自民党の政治家の中には、第一次イラク復興支援活動で先遣隊長を務めた佐藤正久・元一等陸佐は、サマワ駐留当時、機会があれば積極的に戦闘に巻き込まれ、集団的自衛権の行使を禁じた憲法に抵触しない個別的自衛権の形で応戦・参戦する腹であった旨を明らかにしています。二〇〇七年夏の参議院議員選挙で当選し、政治家への転身を果たして間もない八月十日のTBSニュース。官邸に設置されていた有識者会議「安全保障の法的基盤に関する懇談会」がPKO(国連平和維持活動)における自衛隊の武器使用を論議していたことについての報道に佐藤議員は識者の立場で登場し、次のように述べていました。

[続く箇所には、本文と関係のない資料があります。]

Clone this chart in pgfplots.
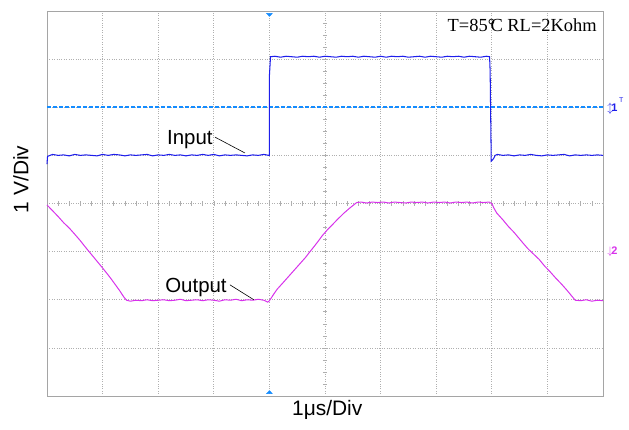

「(たとえば)自衛隊とオランダ軍が近くの地域で活動していたら、何らかの対応(応戦など)をやらなかったら、自衛隊に対する(関係国からの)批判というものは、ものすごく出ると思います」「(もしもオランダ軍が攻撃を受けるような事態になれば)情報収集の名目で現場に駆けつけ、敢えて巻き込まれる」「巻き込まれない限りは(武器の使用が許されている)正当防衛・緊急避難の状況は作れませんから。目の前で苦しんでいる仲間がいる。普通に考えて手をさしのべるべきだという時は(警護に)行ったと思いますよ」「その代わり、日本の法律で裁かれるのであれば喜んで裁かれてやろうと」。

佐藤議員の発言は、かつて関東軍の行なった既成事実を作り、政府にその既成事実を容認させて、中国の占領地域を拡大させた出来事と同じ考え方です。文民統制はこの歴史の教訓に基づいて、日本の戦後の占領政策を管理した極東委員会が提案して日本に課した事項でした。政府が軍事組織を統制する考えは良いのですが、文民であるべき自民党の政治家の政治姿勢を見ると実に不安を覚えます。日本の政治家は不戦の理念で文民統制を行なうべきです。